Les églises et la recherche de la paix en Centrafrique
En République Centrafricaine, les religions se sont engagées avec détermination dans la résolution de la crise surgie dans ce pays en 2013. Les clergés catholique, islamique et protestant ont joué un rôle important en menant au pays et à l’étranger, un plaidoyer pour le rétablissement de la paix à travers des activités œcuméniques qui ont mobilisé les forces vives de la Nation contre les tensions communautaires.

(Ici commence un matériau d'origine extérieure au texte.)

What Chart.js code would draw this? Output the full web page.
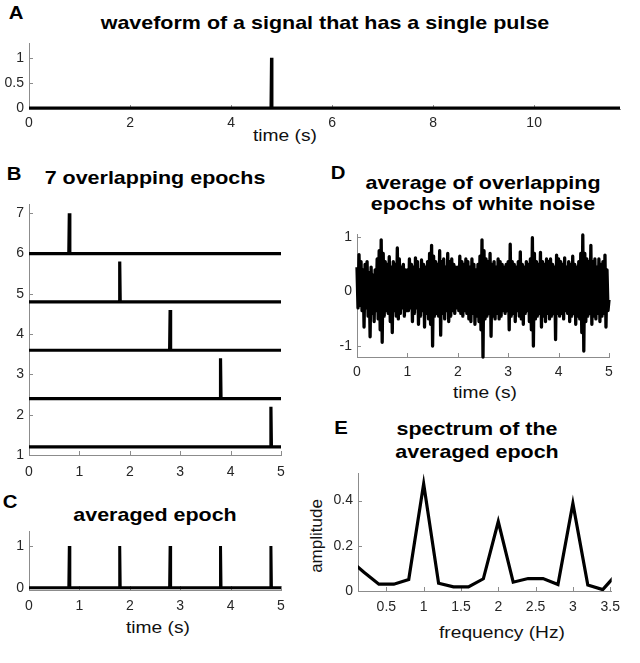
<!DOCTYPE html>
<html>
<head>
<meta charset="utf-8">
<script src="https://cdn.jsdelivr.net/npm/chart.js@4.4.1/dist/chart.umd.min.js"></script>
<style>
  body { margin: 0; width: 640px; height: 663px; background: #fff; position: relative; overflow: hidden;
         font-family: "Liberation Sans", Arial, sans-serif; }
  .panel { position: absolute; }
  .txt { position: absolute; white-space: nowrap; line-height: 1; color: #000;
         transform: translate(-50%, -50%) scaleX(1.13); }
  .letter { font-weight: bold; font-size: 18px; }
  .title { font-weight: bold; font-size: 19px; }
  .label { font-size: 17px; color: #111; }
  .rot { transform: translate(-50%, -50%) rotate(-90deg); }
</style>
</head>
<body>

<div class="txt letter" style="left:16px;top:13px">A</div>
<div class="txt title" style="left:325px;top:22px">waveform of a signal that has a single pulse</div>
<div class="txt label" style="left:285px;top:135px">time (s)</div>

<div class="txt letter" style="left:14px;top:174px">B</div>
<div class="txt title" style="left:155px;top:177px">7 overlapping epochs</div>

<div class="txt letter" style="left:10px;top:502px">C</div>
<div class="txt title" style="left:155px;top:514px">averaged epoch</div>
<div class="txt label" style="left:158px;top:627px">time (s)</div>

<div class="txt letter" style="left:338px;top:173px">D</div>
<div class="txt title" style="left:483px;top:182px">average of overlapping</div>
<div class="txt title" style="left:483px;top:203px">epochs of white noise</div>
<div class="txt label" style="left:485px;top:392px">time (s)</div>

<div class="txt letter" style="left:341px;top:428px">E</div>
<div class="txt title" style="left:477px;top:428px">spectrum of the</div>
<div class="txt title" style="left:477px;top:451px">averaged epoch</div>
<div class="txt label" style="left:502px;top:632px">frequency (Hz)</div>
<div class="txt label rot" style="left:316px;top:536px">amplitude</div>

<script>
// A: a signal with a single pulse
const aTimes = [0, 4.79, 4.8, 4.81, 11.7];
const aValues = [0, 0, 1, 0, 0];
const aXTicks = [0, 2, 4, 6, 8, 10];
const aYTicks = [0, 0.5, 1];

// B: 7 overlapping epochs (each drawn with its own offset)
const epochBaselines = [6, 4.8, 3.6, 2.4, 1.2];
const epochPulseTimes = [0.8, 1.8, 2.8, 3.8, 4.8];
const bXTicks = [0, 1, 2, 3, 4, 5];
const bYTicks = [1, 2, 3, 4, 5, 6, 7];

// C: averaged epoch
const avgPulseTimes = [0.8, 1.8, 2.8, 3.8, 4.8];
const avgPulseHeight = 1;
const cXTicks = [0, 1, 2, 3, 4, 5];
const cYTicks = [0, 1];

// pulses are one sample wide
const sampleStep = 0.01;
const epochLength = 5;

// D: average of overlapping epochs of white noise, one value every 0.02 s
const noiseStep = 0.02;
const noiseValues = [
  0.45, -0.30, 0.68, -0.25, 0.55, -0.35, 0.40, -0.65, 0.50, -0.30,
  0.55, -0.45, 0.35, -0.83, 0.45, -0.40, 0.30, -0.55, 0.40, -0.35,
  0.60, -0.50, 0.75, -0.70, 0.95, -0.93, 0.70, -0.45, 0.55, -0.35,
  0.50, -0.40, 0.64, -0.55, 0.45, -0.75, 0.55, -0.35, 0.50, -0.45,
  0.80, -0.50, 0.60, -0.40, 0.45, -0.30, 0.50, -0.45, 0.40, -0.35,
  0.40, -0.35, 0.60, -0.30, 0.50, -0.55, 0.45, -0.40, 0.62, -0.30,
  0.55, -0.60, 0.40, -0.45, 0.58, -0.35, 0.50, -0.65, 0.45, -0.40,
  0.55, -0.50, 0.70, -0.60, 0.85, -1.00, 0.65, -0.45, 0.55, -0.40,
  0.50, -0.45, 0.75, -0.80, 0.55, -0.40, 0.60, -0.50, 0.45, -0.35,
  0.70, -0.55, 0.55, -0.45, 0.60, -0.35, 0.50, -0.40, 0.45, -0.30,
  0.45, -0.35, 0.65, -0.40, 0.55, -0.45, 0.50, -0.35, 0.60, -0.40,
  0.55, -0.50, 0.45, -0.55, 0.60, -0.40, 0.50, -0.60, 0.40, -0.45,
  0.50, -0.55, 0.65, -0.70, 0.95, -1.20, 0.75, -0.50, 0.60, -0.45,
  0.55, -0.40, 0.70, -0.82, 0.50, -0.45, 0.55, -0.50, 0.45, -0.40,
  0.60, -0.50, 0.55, -0.45, 0.50, -0.35, 0.45, -0.40, 0.50, -0.35,
  0.55, -0.70, 0.87, -0.45, 0.55, -0.40, 0.50, -0.55, 0.45, -0.35,
  0.55, -0.45, 0.73, -0.50, 0.50, -0.60, 0.45, -0.40, 0.55, -0.35,
  0.50, -0.55, 0.60, -0.70, 0.99, -1.00, 0.70, -0.50, 0.55, -0.45,
  0.50, -0.40, 0.72, -0.65, 0.55, -0.45, 0.50, -0.55, 0.60, -0.40,
  0.55, -0.50, 0.60, -0.45, 0.50, -0.40, 0.45, -0.88, 0.67, -0.40,
  0.60, -0.45, 0.55, -0.40, 0.50, -0.50, 0.62, -0.35, 0.45, -0.40,
  0.55, -0.55, 0.50, -0.45, 0.65, -0.40, 0.50, -0.60, 0.45, -0.45,
  0.55, -0.50, 0.70, -0.75, 1.04, -1.09, 0.70, -0.55, 0.60, -0.45,
  0.55, -0.40, 0.85, -0.60, 0.55, -0.45, 0.60, -0.50, 0.45, -0.40,
  0.60, -0.55, 0.50, -0.45, 0.55, -0.40, 0.67, -0.65, 0.40, -0.35,
  -0.15
];
const dXTicks = [0, 1, 2, 3, 4, 5];
const dYTicks = [-1, 0, 1];

// E: spectrum of the averaged epoch
const specFreqs = [0, 0.2, 0.4, 0.6, 0.8, 1.0, 1.2, 1.4, 1.6, 1.8, 2.0, 2.2, 2.4, 2.6, 2.8, 3.0, 3.2, 3.4, 3.6];
const specAmps = [0.14, 0.083, 0.03, 0.03, 0.051, 0.474, 0.034, 0.018, 0.018, 0.054, 0.307, 0.039, 0.055, 0.055, 0.029, 0.387, 0.026, 0.006, 0.08];
const eXTicks = [0.5, 1, 1.5, 2, 2.5, 3, 3.5];
const eYTicks = [0, 0.2, 0.4];

Chart.defaults.font.family = '"Liberation Sans", Arial, sans-serif';
Chart.defaults.color = '#262626';

// MATLAB style ticks: short marks pointing into the axes
const inwardTicks = {
  id: 'inwardTicks',
  beforeDatasetsDraw(chart) {
    const { ctx, chartArea: area, scales: { x, y } } = chart;
    ctx.save();
    ctx.strokeStyle = '#8c8c8c';
    ctx.lineWidth = 1;
    ctx.beginPath();
    for (const t of x.ticks) {
      const px = Math.round(x.getPixelForValue(t.value)) + 0.5;
      ctx.moveTo(px, area.bottom);
      ctx.lineTo(px, area.bottom - 4);
    }
    for (const t of y.ticks) {
      const py = Math.round(y.getPixelForValue(t.value)) + 0.5;
      ctx.moveTo(area.left, py);
      ctx.lineTo(area.left + 4, py);
    }
    ctx.stroke();
    ctx.restore();
  }
};
Chart.register(inwardTicks);

function pulseTrain(times, base, height) {
  const pts = [{ x: 0, y: base }];
  for (const t of times) {
    pts.push({ x: t - sampleStep, y: base });
    pts.push({ x: t, y: base + height });
    pts.push({ x: t + sampleStep, y: base });
  }
  pts.push({ x: epochLength, y: base });
  return pts;
}

function lineSet(points, width, extra) {
  return Object.assign({
    data: points,
    borderColor: '#000',
    borderWidth: width,
    pointRadius: 0,
    fill: false,
    tension: 0
  }, extra || {});
}

function axis(min, max, ticks, pad, fitSize, horizontal) {
  return {
    type: 'linear',
    min: min,
    max: max,
    grid: { display: false, drawTicks: false },
    border: { display: true, color: '#8c8c8c', width: 1 },
    ticks: {
      autoSkip: false,
      maxRotation: 0,
      padding: pad,
      font: { size: 14 },
      callback: (v) => String(v)
    },
    afterBuildTicks: (scale) => { scale.ticks = ticks.map((v) => ({ value: v })); },
    afterFit: (scale) => {
      if (horizontal) scale.height = fitSize; else scale.width = fitSize;
    }
  };
}

// area = plot box in page pixels, frameLeft = left edge of the panel column
function makePanel(area, frameLeft, xCfg, yCfg, datasets) {
  const padTop = 12, padRight = 14, xH = 30;
  const div = document.createElement('div');
  div.className = 'panel';
  div.style.left = frameLeft + 'px';
  div.style.top = (area.t - padTop) + 'px';
  div.style.width = (area.r + padRight - frameLeft) + 'px';
  div.style.height = (area.b - area.t + padTop + xH) + 'px';
  const canvas = document.createElement('canvas');
  div.appendChild(canvas);
  document.body.appendChild(div);

  return new Chart(canvas, {
    type: 'line',
    data: { datasets: datasets },
    options: {
      responsive: true,
      maintainAspectRatio: false,
      animation: false,
      events: [],
      layout: { padding: { top: padTop, right: padRight, left: 0, bottom: 0 } },
      plugins: { legend: { display: false }, tooltip: { enabled: false } },
      scales: {
        x: axis(xCfg.min, xCfg.max, xCfg.ticks, xCfg.pad, xH, true),
        y: axis(yCfg.min, yCfg.max, yCfg.ticks, 5, area.l - frameLeft, false)
      }
    }
  });
}

// A
makePanel({ l: 29, r: 620, t: 42, b: 109 }, 0,
  { min: 0, max: 11.7, ticks: aXTicks, pad: 6 },
  { min: -0.02, max: 1.285, ticks: aYTicks },
  [lineSet(aTimes.map((t, i) => ({ x: t, y: aValues[i] })), 3, { clip: false })]);

// B
makePanel({ l: 29, r: 281, t: 203, b: 455 }, 0,
  { min: 0, max: 5, ticks: bXTicks, pad: 9 },
  { min: 1, max: 7.22, ticks: bYTicks },
  epochBaselines.map((base, k) => lineSet(pulseTrain([epochPulseTimes[k]], base, 1), 3.2, { clip: false })));

// C
makePanel({ l: 29, r: 281, t: 530, b: 590 }, 0,
  { min: 0, max: 5, ticks: cXTicks, pad: 8 },
  { min: -0.055, max: 1.35, ticks: cYTicks },
  [lineSet(pulseTrain(avgPulseTimes, 0, avgPulseHeight), 3, { clip: false })]);

// D
makePanel({ l: 357, r: 609, t: 233, b: 357 }, 320,
  { min: 0, max: 5, ticks: dXTicks, pad: 7 },
  { min: -1.2, max: 1.05, ticks: dYTicks },
  [lineSet(noiseValues.map((v, i) => ({ x: i * noiseStep, y: v })), 3.3, { clip: false, borderJoinStyle: 'round' })]);

// E
makePanel({ l: 358, r: 614, t: 472, b: 591 }, 320,
  { min: 0.12, max: 3.52, ticks: eXTicks, pad: 8 },
  { min: 0, max: 0.52, ticks: eYTicks },
  [lineSet(specFreqs.map((f, i) => ({ x: f, y: specAmps[i] })), 3.2)]);
</script>
</body>
</html>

Monsengwo et Etsou contre Mobutu et Kabila
Juin 1989, le cardinal Joseph-Albert Malula meurt à Kinshasa. Il a 72 ans. Son successeur, Frédéric Etsou Bamungwabi créé cardinal en 1991 par le pape Jean-Paul II, dirige la Conférence épiscopale nationale du Zaïre (actuel Cenco) à partir de 2000. S’il n’y a pas de crise ouverte entre Etsou et le pouvoir de Joseph Kabila, il fait cependant les déclarations commentées en sens divers. En mai 2004, il dit que «des forces obscures utilisent les frustrations ethniques pour s’emparer des richesses du territoire». En avril 2006, il appelle les Congolais à «récupérer le pays des mains des étrangers lors des élections de novembre. Vous avez abandonné le pays aux étrangers qui sont en train de le diviser. Nous ne faisons pas la politique… l’Église catholique a le devoir de donner un message d’amour, de dialogue et de tolérance en cette période décisive de l’histoire de notre pays». Le 13 novembre 2006, peu avant la publication de la victoire de Joseph Kabila à l’élection présidentielle, le cardinal Etsou lâche sur RFI: «Moi, comme pasteur, je n’accepte pas le mensonge. Malu-Malu en tant qu’abbé ne peut cautionner le mensonge. Nous voulons par les urnes la paix». Il mourra à Louvain (Belgique) en janvier 2007, à 77 ans, non sans avoir pratiquement maudit l’alors président élu Joseph Kabila. Son successeur, Laurent Monsengwo s’est, à son tour brouillé avec JKK en demandant aux «médiocres» de «dégager». L’histoire se répète avec l’actuel président congolais Félix Antoine Tshisekedi qui, après avoir vu son élection contestée par la toute puissante Cenco, se trouve lui aussi dans l’œil du cyclone.